I know the proper solution which simply uses the definition of absolute continuity. However, I cannot see what is wrong with this approach, that shows the function is not even continuous. We simply use $u$ substitution to get $g(x)=\frac{1}{x}\int_{0}^{1}f(u)du$ except $g(0)=0$. This to me is clearly not continuous, what is wrong here?
On
Let $(a_i,b_i)$ for $i=1,\ldots,n$ be a set of disjoint intervals of $[0,1]$. Then $\sum_{i=1}^{n}|g(b_i)-g(a_i)|=\sum_{i=1}^{n}|\int_{0}^{1}f(b_iy)-f(a_iy)dy|\leq\sum_{i=1}^{n}\int_{0}^{1}|f(b_iy)-f(a_iy)|dy=\int_{0}^{1}\sum_{i=1}^{n}|f(b_iy)-f(a_iy)|dy$ Then, for any $\varepsilon>0$, there exists $\delta>0$ such that $\sum_{i=1}^{n}(b_i-a_i)<\delta$, since $y\in(0,1)$, $\sum_{i=1}^{n}(b_iy-a_iy)<\sum_{i=1}^{n}(b_i-a_i)<\delta$ implies $\sum_{i=1}^{n}|f(b_iy)-f(a_iy)|<\varepsilon$ by the absolute continuity of $f$. Hence, $\sum_{i=1}^{n}|g(b_i)-g(a_i)|<\int_{0}^{1}\varepsilon dy=\varepsilon$ which is exactly the definition of $g$ being absolutely continuous.

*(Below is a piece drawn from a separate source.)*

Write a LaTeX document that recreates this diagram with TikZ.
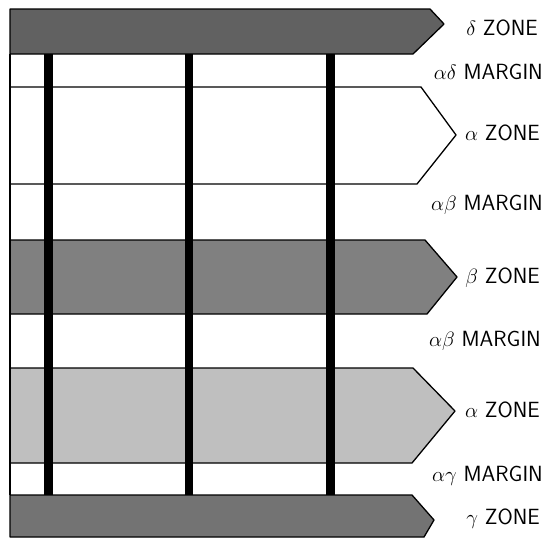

When you used the substitution $u = xy$, you have $du = xdy \implies dy = \frac{du}{x}$. This is all fine, but you didn't adjust the upper integral limit. In particular, at $y = 1$, you have $u = x$ so the proper result would be, for $x \neq 0$,
$$g(x) = \frac{1}{x}\int_{0}^{x}f(u)du \tag{1}\label{eq1A}$$
and with $g(0) = 0$. I trust you can see that $g(x)$ can now potentially be continuous with this corrected definition.